Additionally, most of the jobs that were created or saved so far have been state or local government positions, like teachers.
Gioia said creating government jobs does not have as a big a multiplier effect on the economy as creating certain private-sector jobs, further inhibiting the stimulus packages overall economic impact.
Core private-sector industries in Connecticut like manufacturing, research and development, and finance make products or services and sell them around the world, bringing in millions of dollars in new revenue to the state, something government jobs cannot do.
“Jobs such as teachers are important to the community, but their economic effect in terms of their spending power and the like is much more muted than in these other areas,” Gioia said. “You don’t get as much bang for your buck.”
Although the job creation numbers may look small, especially when compared to the more than 80,000 jobs in Connecticut that have been lost to the recession, the stimulus is important, economists agreed.
Matthew Rafferty, an economics professor at Quinnipiac University, said the money benefits Connecticut by preventing state government from cutting services or raising taxes, which would potentially make a bad economic situation worse.
He said the stimulus is allowing states like Connecticut, which are soaked in red ink, to transfer their budget deficits to the federal government. That’s significant because constitutionally most states must balance their budgets and can’t perform deficit spending like the federal government can.

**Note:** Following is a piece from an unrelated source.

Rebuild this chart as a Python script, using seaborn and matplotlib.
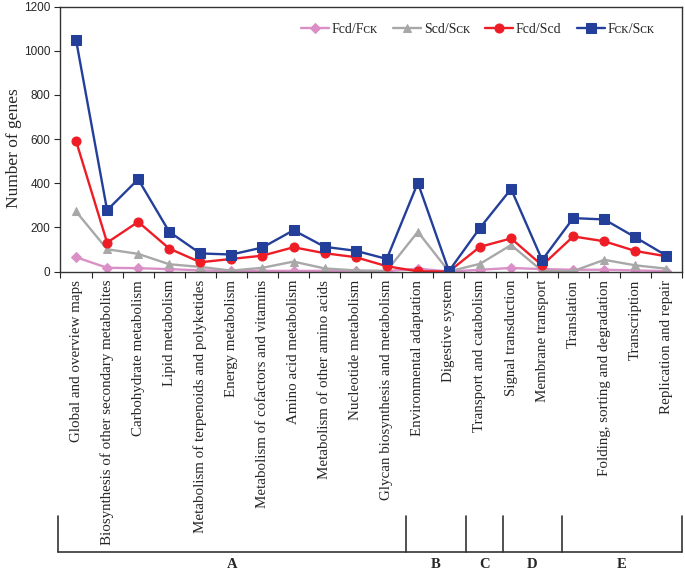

Also, saving teaching positions avoids the threat of municipalities raising property taxes instead, Rafferty said.
Economists also pointed out that the job numbers detailed by Rell’s office don’t reflect the indirect benefits from the money that has been pumped into the state’s economy.
State Rep. Demetrios Giannaros, a Democrat from Farmington who is also an economist, said that every time a dollar is spent in the economy, its value is multiplied by two.
He estimates that the state would have lost another 10,000 to 20,000 jobs if it weren’t for the stimulus aid.
“Every time we spend $1 in the economy, that dollar creates economic activity beyond the first dollar spent,” Giannaros explained. “If a person earning stimulus-related money goes out and buys a refrigerator, for example, then the person who produced the refrigerator will also benefit. If you look at it from a broader perspective the government spending and tax cuts that are part of the stimulus bill are having a much larger impact than what the job creation numbers are showing.”
Steven Lanza, an economist and executive editor of The Connecticut Economy, also noted that the stimulus, in conjunction with other government programs such Cash for Clunkers and the $8,000 homebuyer tax credit, helped U.S. GDP grow by 3.5 percent in the third quarter, the first time that happened in a year.
“Certainly, the stimulus is not offsetting everything that’s happening in the economy, but I think it’s helping to soften the blow from the recession to some extent,” said Lanza.
Fritz said the state is likely to see stimulus spending go up dramatically from now until the next jobs reporting date in January, as more infrastructure and weatherization projects get underway.
He also said the state needs to “pick up the pace to get money moving into the economy faster,” but that people need to realize that the federal government designed the stimulus as a three- year recovery act.
Economists said there is probably little the state could do to improve the effectiveness of stimulus money the state is receiving, because the federal government is laying out most of the rules on how it can be spent.
Some economists agreed, however, that the federal government should have designed the stimulus so that money could be spent more quickly, rather than prolonging it over a three-year period. It may also have been beneficial if the money was handed down to states in the form of block grants, allowing them to have more flexibility in how the money could be spent.
Gioia also suggested that less spending and more tax cuts would have been more effective, since “that would immediately put money in people’s and businesses hands.”